- Occupation: Journalist
- Employer: Stars and Stripes (until August 2026)
- Known for: Editor in chief of Stars and Stripes

= Erik Slavin =

American journalist (born c.1970s)

Erik Slavin (born ~1970s) is an American journalist. He served as editor in chief of the daily American military newspaper Stars and Stripes until August 2026.

== Education ==
Slavin graduated from the University of Florida with a bachelor's degree in journalism in 1997. He later earned a Master of Arts in Mass Communication from the University of Florida in 2019, completing a graduate program that had begun 22 years earlier.

== Career ==
Slavin served as Europe and Middle East bureau chief for Stars and Stripes for eight years. He was based in Kaiserslautern, Germany.

In September 2025, Slavin was named editor in chief.

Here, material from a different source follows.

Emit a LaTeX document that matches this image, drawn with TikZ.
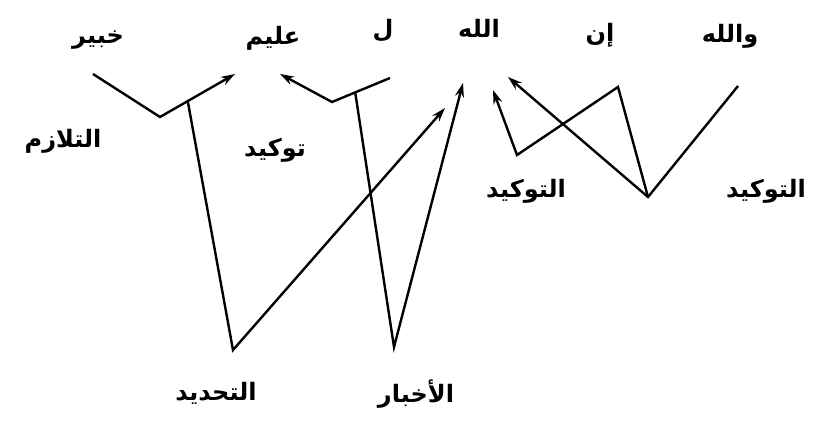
\documentclass[tikz,border=0pt]{standalone}
\usepackage{fontspec}
\usetikzlibrary{arrows.meta,calc}
\newfontfamily\arabicfont[Script=Arabic]{DejaVu Sans}
\TeXXeTstate=1

\begin{document}
\begin{tikzpicture}[x=1pt,y=-1pt,
    word/.style={font=\arabicfont\bfseries\fontsize{24}{28}\selectfont, inner sep=0pt},
    link/.style={line width=2.4pt, line join=miter},
    tip/.style={-{Stealth[length=14pt,width=9pt]}}]
    \useasboundingbox (0,0) rectangle (815,423);

    % Words of the sentence
    \node[word] (khabir) at (98,40) {\beginR خبير\endR};
    \node[word] (alim) at (273,38) {\beginR عليم\endR};
    \node[word] (lam) at (383,31) {\beginR ل\endR};
    \node[word] (allah) at (479,28) {\beginR الله\endR};
    \node[word] (inna) at (600,35) {\beginR إن\endR};
    \node[word] (wallah) at (730,36) {\beginR والله\endR};

    % Relation labels
    \node[word] (talazum) at (63,141) {\beginR التلازم\endR};
    \node[word] (tawkid) at (275,150) {\beginR توكيد\endR};
    \node[word] (tahdid) at (216,393) {\beginR التحديد\endR};
    \node[word] (ikhbar) at (416,394) {\beginR الأخبار\endR};
    \node[word] (tawkidA) at (526,191) {\beginR التوكيد\endR};
    \node[word] (tawkidB) at (766,191) {\beginR التوكيد\endR};

    % Corners of the links
    \coordinate (k1) at (93,74);
    \coordinate (kv) at (160,117);
    \coordinate (k2) at (235,74);
    \coordinate (l1) at (390,78);
    \coordinate (lv) at (332,102);
    \coordinate (l2) at (280,74);
    \coordinate (kj) at ($(kv)!0.37!(k2)$);
    \coordinate (lj) at ($(lv)!0.4!(l1)$);
    \coordinate (dv) at (233,350);
    \coordinate (d2) at (445,108);
    \coordinate (av) at (394,347);
    \coordinate (a2) at (463,83);
    \coordinate (tv) at (648,197);
    \coordinate (t1) at (738,86);
    \coordinate (t2) at (508,77);
    \coordinate (ta) at (618,87);
    \coordinate (tb) at (517,155);
    \coordinate (t3) at (493,90);

    % Links
    \draw[link,tip] (k1) -- (kv) -- (k2);
    \draw[link,tip] (l1) -- (lv) -- (l2);
    \draw[link,tip] (kj) -- (dv) -- (d2);
    \draw[link,tip] (lj) -- (av) -- (a2);
    \draw[link,tip] (t1) -- (tv) -- (t2);
    \draw[link,tip] (tv) -- (ta) -- (tb) -- (t3);
\end{tikzpicture}
\end{document}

On March 9, 2026, the Department of Defense produced a memo that announced "modernization" to Stars and Stripes, demanding the newspaper immediate stop publishing several types of contents, begin implementing the department's new interim policies, and that the publication's content must be "must be consistent with good order and discipline." Slavin criticized the changes, noting they could put reporters who are also members of the US military in legal jeopardy.

=== Firing ===
In August 2026, the Associated Press reported that Slavin had been fired, along with the newspaper's publisher, Max Lederer, and Middle East reporter, Lara Korte. Slavin claimed he was dismissed for insubordination following an interview where he objected to potential censorship by the U.S. military.

His firing received worldwide media attention.

On August 27, 2026, Slavin, Lederer, and Korte sued the Department of Defense in federal court, alleging the Secretary of Defense and the Department "are attempting to fire Plaintiffs for speaking up as private citizens in support of the press’s freedom to cover military operations, its need to reach all servicepersons, and in retaliation for their publication of a news report on deteriorating conditions aboard the U.S.S. Abraham Lincoln during its extended tour of duty in the Mid-East".

On August 28, 2026, following the filing, the three plaintiffs were given a one week reprieve from being fired.

== Personal life ==
His mother, Wendy W. Bleakley, was a teacher and librarian. He has a brother, Jamie Bleakley. In 2013, Slavin married Natsue in Japan. They have a daughter, Lana, who was born in 2016.